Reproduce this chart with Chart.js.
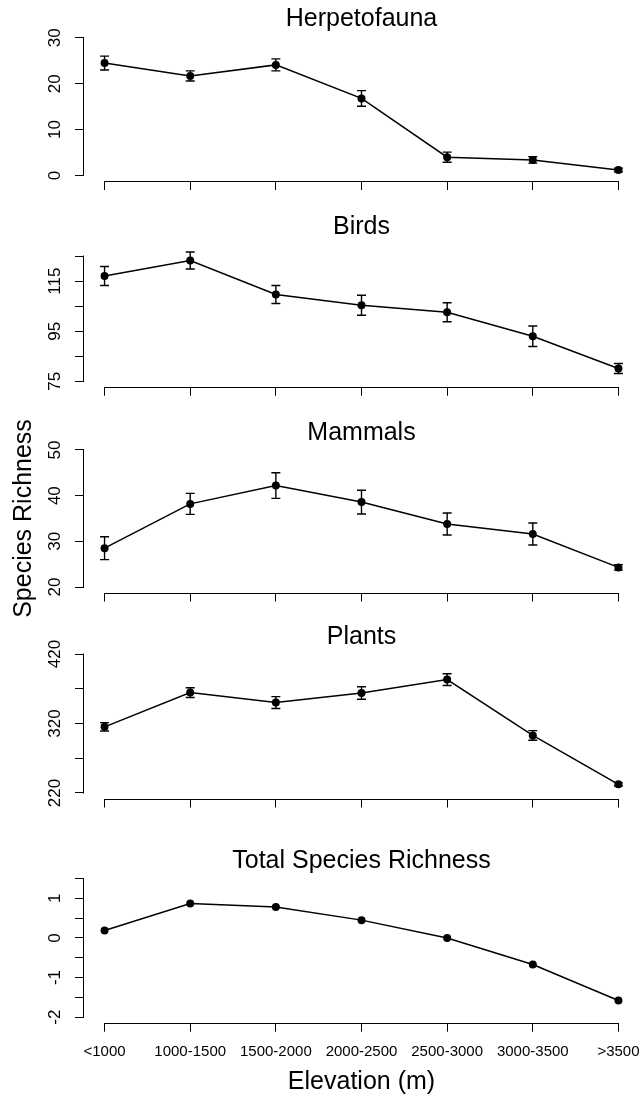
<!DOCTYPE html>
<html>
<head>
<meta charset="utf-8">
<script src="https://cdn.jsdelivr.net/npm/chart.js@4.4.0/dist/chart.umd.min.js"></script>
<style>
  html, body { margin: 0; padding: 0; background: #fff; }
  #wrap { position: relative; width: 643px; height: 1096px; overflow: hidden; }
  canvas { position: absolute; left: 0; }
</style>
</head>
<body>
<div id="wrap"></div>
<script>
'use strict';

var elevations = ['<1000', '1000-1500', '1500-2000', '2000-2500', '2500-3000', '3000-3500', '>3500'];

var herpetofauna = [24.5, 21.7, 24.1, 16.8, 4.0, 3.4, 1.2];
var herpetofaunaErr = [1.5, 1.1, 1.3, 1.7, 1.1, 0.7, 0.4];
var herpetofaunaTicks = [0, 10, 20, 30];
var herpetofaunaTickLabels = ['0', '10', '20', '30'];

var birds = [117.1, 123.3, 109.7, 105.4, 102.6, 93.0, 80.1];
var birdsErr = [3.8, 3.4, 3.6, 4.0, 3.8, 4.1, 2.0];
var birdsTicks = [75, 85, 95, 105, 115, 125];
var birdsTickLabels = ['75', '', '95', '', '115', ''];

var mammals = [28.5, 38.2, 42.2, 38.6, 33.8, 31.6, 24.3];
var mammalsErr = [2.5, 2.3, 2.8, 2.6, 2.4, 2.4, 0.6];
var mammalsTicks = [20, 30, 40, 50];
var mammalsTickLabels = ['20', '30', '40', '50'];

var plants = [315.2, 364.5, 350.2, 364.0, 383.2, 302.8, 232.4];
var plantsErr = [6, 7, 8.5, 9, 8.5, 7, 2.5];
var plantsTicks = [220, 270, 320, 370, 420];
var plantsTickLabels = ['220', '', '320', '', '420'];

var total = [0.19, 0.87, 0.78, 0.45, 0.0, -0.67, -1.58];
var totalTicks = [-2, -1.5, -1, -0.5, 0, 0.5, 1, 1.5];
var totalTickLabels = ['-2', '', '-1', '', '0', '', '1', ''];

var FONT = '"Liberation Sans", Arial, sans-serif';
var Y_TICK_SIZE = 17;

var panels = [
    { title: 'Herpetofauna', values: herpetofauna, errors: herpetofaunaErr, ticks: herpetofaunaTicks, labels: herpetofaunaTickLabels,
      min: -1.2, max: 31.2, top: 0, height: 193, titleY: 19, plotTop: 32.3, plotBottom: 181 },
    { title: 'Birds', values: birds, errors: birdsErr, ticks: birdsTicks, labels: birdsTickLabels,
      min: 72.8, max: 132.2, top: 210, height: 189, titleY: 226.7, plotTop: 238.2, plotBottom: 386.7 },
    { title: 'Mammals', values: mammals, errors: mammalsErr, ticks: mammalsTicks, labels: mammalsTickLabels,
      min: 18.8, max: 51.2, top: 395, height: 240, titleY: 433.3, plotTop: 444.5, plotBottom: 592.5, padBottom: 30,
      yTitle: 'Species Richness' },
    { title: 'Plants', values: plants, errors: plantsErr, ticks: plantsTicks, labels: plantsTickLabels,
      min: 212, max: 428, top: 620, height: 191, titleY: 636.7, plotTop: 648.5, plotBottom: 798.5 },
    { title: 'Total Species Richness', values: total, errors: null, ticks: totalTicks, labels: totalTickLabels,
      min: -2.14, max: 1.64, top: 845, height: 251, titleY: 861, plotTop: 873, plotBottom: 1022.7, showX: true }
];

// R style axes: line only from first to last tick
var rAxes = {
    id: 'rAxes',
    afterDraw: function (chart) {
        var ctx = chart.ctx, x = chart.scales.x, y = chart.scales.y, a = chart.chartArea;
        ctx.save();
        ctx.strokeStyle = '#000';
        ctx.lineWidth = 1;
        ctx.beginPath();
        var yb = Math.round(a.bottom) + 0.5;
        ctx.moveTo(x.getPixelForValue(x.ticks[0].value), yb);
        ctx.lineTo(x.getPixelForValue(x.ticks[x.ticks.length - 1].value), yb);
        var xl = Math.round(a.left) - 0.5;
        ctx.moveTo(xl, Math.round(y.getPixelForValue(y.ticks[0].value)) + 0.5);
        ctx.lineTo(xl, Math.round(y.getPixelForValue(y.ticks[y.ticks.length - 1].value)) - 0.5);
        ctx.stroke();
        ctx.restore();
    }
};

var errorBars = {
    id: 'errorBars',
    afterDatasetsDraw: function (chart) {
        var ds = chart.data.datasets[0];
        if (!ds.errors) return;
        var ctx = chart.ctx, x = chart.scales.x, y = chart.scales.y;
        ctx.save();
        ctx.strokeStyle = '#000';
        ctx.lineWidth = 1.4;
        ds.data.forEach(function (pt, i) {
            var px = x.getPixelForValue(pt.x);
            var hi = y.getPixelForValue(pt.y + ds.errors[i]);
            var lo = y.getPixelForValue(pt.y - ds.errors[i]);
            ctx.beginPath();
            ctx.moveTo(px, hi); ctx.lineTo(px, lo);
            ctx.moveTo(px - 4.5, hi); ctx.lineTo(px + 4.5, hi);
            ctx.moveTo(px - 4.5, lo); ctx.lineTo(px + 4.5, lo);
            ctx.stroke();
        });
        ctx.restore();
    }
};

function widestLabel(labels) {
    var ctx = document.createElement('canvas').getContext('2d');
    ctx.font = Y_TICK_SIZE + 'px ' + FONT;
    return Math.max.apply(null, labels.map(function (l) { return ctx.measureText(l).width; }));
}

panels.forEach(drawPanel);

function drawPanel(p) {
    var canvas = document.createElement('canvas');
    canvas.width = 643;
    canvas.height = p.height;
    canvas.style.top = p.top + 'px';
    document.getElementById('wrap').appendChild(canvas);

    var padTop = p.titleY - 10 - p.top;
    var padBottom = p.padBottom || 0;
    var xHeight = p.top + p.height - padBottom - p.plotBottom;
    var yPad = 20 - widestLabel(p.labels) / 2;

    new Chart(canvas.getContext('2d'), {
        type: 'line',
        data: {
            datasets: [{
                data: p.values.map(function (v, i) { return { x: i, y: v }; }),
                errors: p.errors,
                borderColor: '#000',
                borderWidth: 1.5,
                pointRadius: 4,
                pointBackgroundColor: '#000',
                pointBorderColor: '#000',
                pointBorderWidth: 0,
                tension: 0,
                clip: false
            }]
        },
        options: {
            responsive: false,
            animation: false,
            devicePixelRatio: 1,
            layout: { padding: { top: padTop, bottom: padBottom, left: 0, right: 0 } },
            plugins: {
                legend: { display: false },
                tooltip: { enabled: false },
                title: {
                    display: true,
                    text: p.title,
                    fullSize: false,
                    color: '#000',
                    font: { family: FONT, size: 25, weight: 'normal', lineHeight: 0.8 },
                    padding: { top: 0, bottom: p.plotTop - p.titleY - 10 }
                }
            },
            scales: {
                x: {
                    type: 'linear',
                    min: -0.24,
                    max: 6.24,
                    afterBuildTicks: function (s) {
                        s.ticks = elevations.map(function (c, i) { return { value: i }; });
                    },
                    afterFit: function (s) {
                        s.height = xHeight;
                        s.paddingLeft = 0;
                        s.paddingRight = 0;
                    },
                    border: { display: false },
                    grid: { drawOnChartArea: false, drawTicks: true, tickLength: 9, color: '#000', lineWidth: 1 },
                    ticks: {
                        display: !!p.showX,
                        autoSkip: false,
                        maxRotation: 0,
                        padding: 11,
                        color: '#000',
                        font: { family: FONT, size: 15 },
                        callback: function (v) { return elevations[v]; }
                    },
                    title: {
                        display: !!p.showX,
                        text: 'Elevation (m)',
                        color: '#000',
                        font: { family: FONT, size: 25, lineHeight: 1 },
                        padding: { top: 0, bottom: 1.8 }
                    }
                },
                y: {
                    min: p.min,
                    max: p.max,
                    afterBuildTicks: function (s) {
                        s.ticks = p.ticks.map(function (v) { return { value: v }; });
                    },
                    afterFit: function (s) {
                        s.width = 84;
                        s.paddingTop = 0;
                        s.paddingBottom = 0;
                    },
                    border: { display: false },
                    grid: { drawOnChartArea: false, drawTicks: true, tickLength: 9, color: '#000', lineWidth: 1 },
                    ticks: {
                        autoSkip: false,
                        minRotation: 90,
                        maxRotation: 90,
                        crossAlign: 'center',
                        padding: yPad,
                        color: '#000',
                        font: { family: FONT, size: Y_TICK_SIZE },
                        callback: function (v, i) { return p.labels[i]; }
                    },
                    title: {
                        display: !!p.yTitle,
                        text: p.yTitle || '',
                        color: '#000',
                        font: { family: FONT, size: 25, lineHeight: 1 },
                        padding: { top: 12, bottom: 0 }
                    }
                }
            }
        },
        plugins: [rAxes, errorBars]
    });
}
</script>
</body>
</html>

> PROMPT
Starting at the top of the listing above, please restate word for word each line up to and including the one that holds "var birdsTickLabels = ['75', '', '95', '', '115', ''];", omitting every image.

> WRITTEN RESPONSE
Reproduce this chart with Chart.js.
<!DOCTYPE html>
<html>
<head>
<meta charset="utf-8">
<script src="https://cdn.jsdelivr.net/npm/chart.js@4.4.0/dist/chart.umd.min.js"></script>
<style>
  html, body { margin: 0; padding: 0; background: #fff; }
  #wrap { position: relative; width: 643px; height: 1096px; overflow: hidden; }
  canvas { position: absolute; left: 0; }
</style>
</head>
<body>
<div id="wrap"></div>
<script>
'use strict';

var elevations = ['<1000', '1000-1500', '1500-2000', '2000-2500', '2500-3000', '3000-3500', '>3500'];

var herpetofauna = [24.5, 21.7, 24.1, 16.8, 4.0, 3.4, 1.2];
var herpetofaunaErr = [1.5, 1.1, 1.3, 1.7, 1.1, 0.7, 0.4];
var herpetofaunaTicks = [0, 10, 20, 30];
var herpetofaunaTickLabels = ['0', '10', '20', '30'];

var birds = [117.1, 123.3, 109.7, 105.4, 102.6, 93.0, 80.1];
var birdsErr = [3.8, 3.4, 3.6, 4.0, 3.8, 4.1, 2.0];
var birdsTicks = [75, 85, 95, 105, 115, 125];
var birdsTickLabels = ['75', '', '95', '', '115', ''];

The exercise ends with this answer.